Forum Discussion

legacy1's avatar
legacy1
Alessandro Volta
3 months ago

Reverse engineering and start implementing how the upstream works

So this is just me thinking why is the upstream so bad and without knowing how Docsis works make it better.

So we have downstream which the modem can not Tx unless Rx tells it can and lets also assume that the timing of when the CMTS tells the modem to Tx to the ns to not cause problems when other modem Tx for interfering.

So lets say every 250ms the CMTS tells the modem to Tx a set burst to Tx so first problem is every 250ms means that you have high jitter and latency.

So what if we change that to every 10ms for the modem to Tx a set burst to Tx then the problem is you waste bandwidth should that modem has noting more to Tx

Then the other problem is set burst to Tx maybe the burst is to big or too small

meaning we need some thing dynamic so we could have the CMTS tells the modem to Tx every 250ms but a small burst but the modem when sending the burst to tell the CMTS that I have more to Tx so the CMTS can schedule the modem to Tx before the next 250ms gap and how big of a burst to max or less in modems buffer to Tx.

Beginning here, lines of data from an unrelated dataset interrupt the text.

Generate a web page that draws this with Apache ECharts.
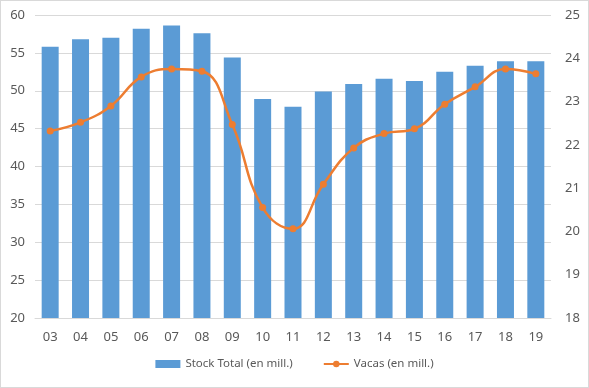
<!DOCTYPE html>
<html><head><meta charset="utf-8">
<script src="https://cdn.jsdelivr.net/npm/echarts@6/dist/echarts.min.js"></script>
<style>html,body{margin:0;padding:0;background:#fff;}#c{width:587px;height:386px;border:1px solid #d9d9d9;}</style>
</head><body><div id="c"></div>
<script>
const categories = ['03','04','05','06','07','08','09','10','11','12','13','14','15','16','17','18','19'];
const stockTotal = [55.8,56.8,57.0,58.2,58.6,57.6,54.4,48.9,47.9,49.9,50.9,51.6,51.3,52.5,53.3,53.9,53.9];
const vacas = [22.32,22.52,22.90,23.57,23.75,23.70,22.47,20.55,20.06,21.09,21.93,22.26,22.37,22.94,23.34,23.75,23.64];
const font = 'Noto Sans';
const chart = echarts.init(document.getElementById('c'));
chart.setOption({
  animation:false,
  textStyle:{fontFamily:font},
  grid:{left:34,right:37,top:14,bottom:69},
  legend:{bottom:12,left:'center',itemGap:30,textStyle:{color:'#595959',fontSize:11.5,fontFamily:font},
    data:[{name:'Stock Total (en mill.)',icon:'rect'},{name:'Vacas (en mill.)'}],itemWidth:25,itemHeight:8},
  xAxis:{type:'category',data:categories,axisTick:{show:false},axisLine:{lineStyle:{color:'#d9d9d9'}},
    axisLabel:{color:'#595959',fontSize:13,margin:13,fontFamily:font}},
  yAxis:[
    {type:'value',min:20,max:60,interval:5,axisLine:{show:false},axisTick:{show:false},
     splitLine:{lineStyle:{color:'#d9d9d9'}},axisLabel:{color:'#595959',fontSize:13,margin:10,fontFamily:font}},
    {type:'value',min:18,max:25,interval:1,axisLine:{show:false},axisTick:{show:false},
     splitLine:{show:false},axisLabel:{color:'#595959',fontSize:13,margin:14,fontFamily:font}}
  ],
  series:[
    {name:'Stock Total (en mill.)',type:'bar',data:stockTotal,barWidth:'56%',itemStyle:{color:'#5B9BD5'}},
    {name:'Vacas (en mill.)',type:'line',yAxisIndex:1,data:vacas,smooth:0.45,symbol:'circle',symbolSize:7,
     lineStyle:{color:'#ED7D31',width:2.5},itemStyle:{color:'#ED7D31'}}
  ]
});
</script></body></html>
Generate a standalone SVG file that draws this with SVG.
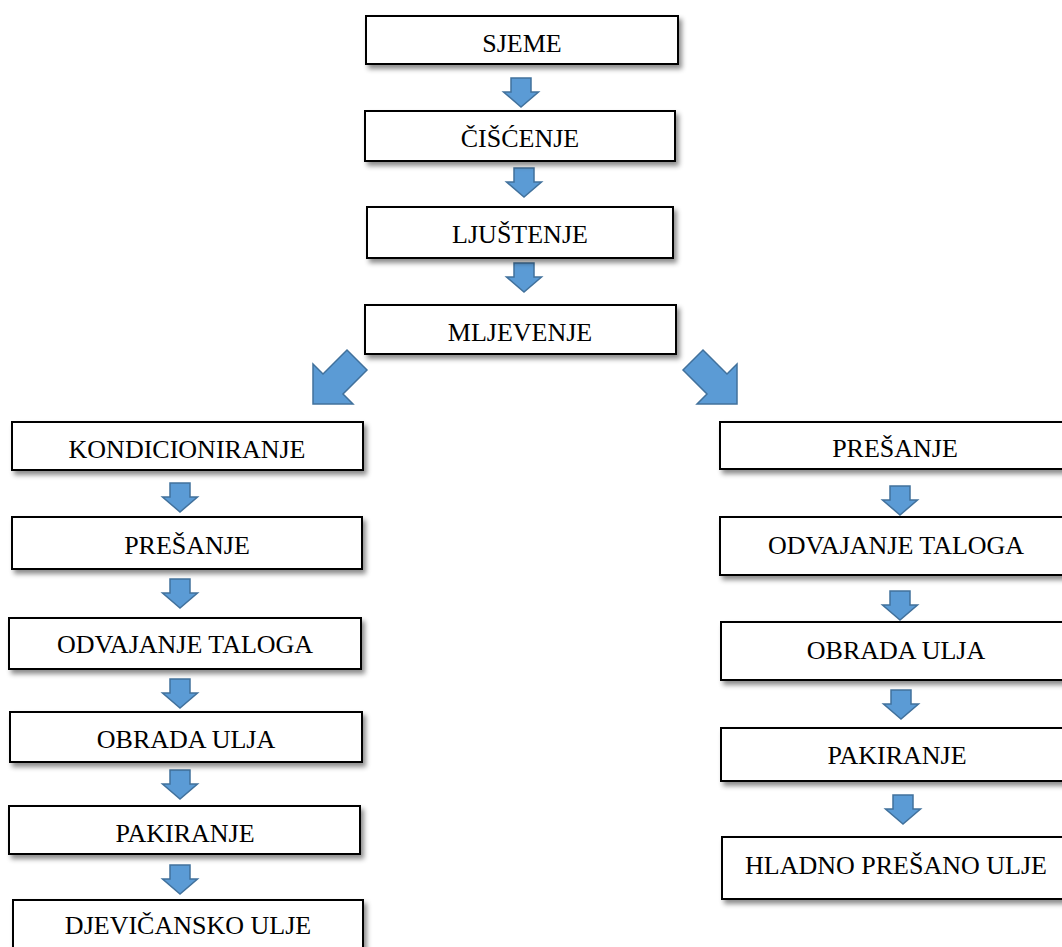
<svg xmlns="http://www.w3.org/2000/svg" width="1062" height="947" viewBox="0 0 1062 947">
  <defs>
    <filter id="sh" x="-10%" y="-30%" width="125%" height="180%">
      <feDropShadow dx="3" dy="4" stdDeviation="2.5" flood-color="#000" flood-opacity="0.45"/>
    </filter>
    <path id="arr" d="M-10,0 H10 V14 H17.5 L0,29 L-17.5,14 H-10 Z"/>
  </defs>
  <style>
    .box { fill: #ffffff; stroke: #000000; stroke-width: 2; filter: url(#sh); }
    .lbl { font-family: "Liberation Serif", "Times New Roman", serif; font-size: 26px; fill: #000000; text-anchor: middle; }
    .ar { fill: #5b9bd5; stroke: #41719c; stroke-width: 1.5; stroke-linejoin: miter; }
  </style>
  <rect width="1062" height="947" fill="#ffffff"/>

  <g id="connectors">
    <use href="#arr" class="ar" x="521" y="78"/>
    <use href="#arr" class="ar" x="524" y="168"/>
    <use href="#arr" class="ar" x="524" y="263"/>
    <polygon class="ar" points="313,404 313,364 323,374 347,350 367,370 343,394 353,404"/>
    <polygon class="ar" points="737,404 737,364 727,374 703,350 683,370 707,394 697,404"/>
    <use href="#arr" class="ar" x="180" y="483"/>
    <use href="#arr" class="ar" x="180" y="579"/>
    <use href="#arr" class="ar" x="180" y="679"/>
    <use href="#arr" class="ar" x="180" y="770"/>
    <use href="#arr" class="ar" x="180" y="865"/>
    <use href="#arr" class="ar" x="900" y="486"/>
    <use href="#arr" class="ar" x="900" y="591"/>
    <use href="#arr" class="ar" x="901" y="690"/>
    <use href="#arr" class="ar" x="903" y="795"/>
  </g>

  <g id="n-sjeme"><rect class="box" x="366" y="16" width="312" height="48"/><text class="lbl" x="522" y="52">SJEME</text></g>
  <g id="n-ciscenje"><rect class="box" x="365" y="111" width="310" height="50"/><text class="lbl" x="520" y="147">ČIŠĆENJE</text></g>
  <g id="n-ljustenje"><rect class="box" x="367" y="207" width="306" height="51"/><text class="lbl" x="520" y="243">LJUŠTENJE</text></g>
  <g id="n-mljevenje"><rect class="box" x="365" y="305" width="311" height="49"/><text class="lbl" x="520" y="341">MLJEVENJE</text></g>

  <g id="n-kondicioniranje"><rect class="box" x="12" y="422" width="351" height="48"/><text class="lbl" x="187" y="458">KONDICIONIRANJE</text></g>
  <g id="n-presanje-l"><rect class="box" x="12" y="517" width="350" height="52"/><text class="lbl" x="187" y="554">PREŠANJE</text></g>
  <g id="n-odvajanje-l"><rect class="box" x="9" y="618" width="352" height="51"/><text class="lbl" x="185" y="653">ODVAJANJE TALOGA</text></g>
  <g id="n-obrada-l"><rect class="box" x="10" y="712" width="352" height="50"/><text class="lbl" x="186" y="748">OBRADA ULJA</text></g>
  <g id="n-pakiranje-l"><rect class="box" x="9" y="806" width="351" height="48"/><text class="lbl" x="185" y="842">PAKIRANJE</text></g>
  <g id="n-djevicansko"><rect class="box" x="13" y="900" width="350" height="60"/><text class="lbl" x="188" y="934">DJEVIČANSKO ULJE</text></g>

  <g id="n-presanje-r"><rect class="box" x="720" y="422" width="352" height="47"/><text class="lbl" x="895" y="457">PREŠANJE</text></g>
  <g id="n-odvajanje-r"><rect class="box" x="720" y="517" width="352" height="58"/><text class="lbl" x="896" y="554">ODVAJANJE TALOGA</text></g>
  <g id="n-obrada-r"><rect class="box" x="721" y="622" width="351" height="58"/><text class="lbl" x="896" y="659">OBRADA ULJA</text></g>
  <g id="n-pakiranje-r"><rect class="box" x="721" y="728" width="351" height="53"/><text class="lbl" x="897" y="764">PAKIRANJE</text></g>
  <g id="n-hladno"><rect class="box" x="722" y="837" width="350" height="62"/><text class="lbl" x="896" y="874">HLADNO PREŠANO ULJE</text></g>
</svg>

One small problem with this is you might be waiting for the next 250ms if you did have something to send then don't then do.

So every 50ms or less for a small burst to see if you have something to Tx?

To me this system should work with many modems and the CMTS scheduling everyone fair bandwidth.

Yet VM system don't do this and so scheduling stacks up without doing fair bandwidth just the one asking I got more to Tx at the max burst till it hits the modem user upto limit.

PS sorry for any misstakes blame VM for no Edit option😋 

  • It's usually more frequent than 250mS.   The CMTS is typically configured with MAP interval around 2mS-5mS, so the modem(s) have plenty of opportunity to send "requests" for upstream slots.   Once the CMTS "grants" the modem slots, it can then transmit up to the allowed bandwidth in those slots (although this is shared with all other modems in the serving area).

  • legacy1's avatar
    legacy1
    Alessandro Volta

    Ok so why is the scheduling so bad with current CMTS? Its like the CMTS knowns it can schedule so must where by the scheduling can be placed ahead of time for given modems to be fair to everyone in 1000ms but the upstream seem to extends this try to fulfil everything and stacks the over 1000ms for the next 1000ms causing latency spikes.

  • Because it also depends on the number of modems in a serving area.   There's a fixed number of US slots, so if a large number of modems are doing requests, then they will get spread out.    You cannot see the background messaging to the modem, because it's in an underlying Docsis layer between the CMTS & modem.

    If VM reduce the MAP interval, then in theory there's more upstream opportunities sooner, however the means the modem has to process these & respond faster.  Also more MAP messages uses up bandwidth that's no longer available for data packets.   There's always a trade-off. 

    It's all in the Docsis specs.

     

  • legacy1's avatar
    legacy1
    Alessandro Volta

    Ok but even so I think the scheduling can be handled better at the CMTS side so that greed modems are slotted far ahead and less greed modems are slotted to close to real time so that lower bandwidth usage = low latency with sooner slots. So if you do 20Mb upload you can still get low latency but when 10 modems try to upload 100Mb each vs one under less then 1Mb then that modem has low latency with everything going on.

  • All I can say is LLD is evolving within the industry, but it will not be bandwidth driven.  

  • Anonymous's avatar
    Anonymous

    Increased latency caused by congestion or bufferbloat? Scheduling has no impact on the latter.

  • Anonymous's avatar
    Anonymous

    About asking for bandwidth in DOCSIS: Contention requests (asking permission to transmit) can collide with requests from other modems. The request will be lost and must be retransmitted = increased latency.

    When congestion occur, the likelihood of collissions will increase. The CMTS may even decrease the number of slots that the modems can use for these requests = even higher risk of collision.

    If the rate of packets is high enough, the modem will piggyback the request: It will add it to an existing grant (cannot collide), avoiding the need to use a contention request. This is the most efficient way to request bandwidth. Requesting bandwidth to reply back to the bandwidth monitor does not use this method (the rate is too slow).

    Sending grants to the modems without prior requests is another way to do it. Such a scheduling service is defined for LLD (optional).

  • Exactly !!     No need to "reverse engineer" how it works.   LLD will eventually give Legacy1 what is required, although only for certain traffic types.   Service flows will eventually be allocated accordingly.  

  • Anonymous's avatar
    Anonymous

    There has been a lot of talk on the internet about L4S, an upcoming method to give you low queueing delays. VM must deploy LLD in order to support that. PGS (the new scheduling scheme) is not required. PGS can add overhead to the upstream, so we will see what VM will do. 🙂

  • Anonymous's avatar
    Anonymous

    Cannot edit. I forgot to write: L4S is about high speed and low queueing delay at the same time.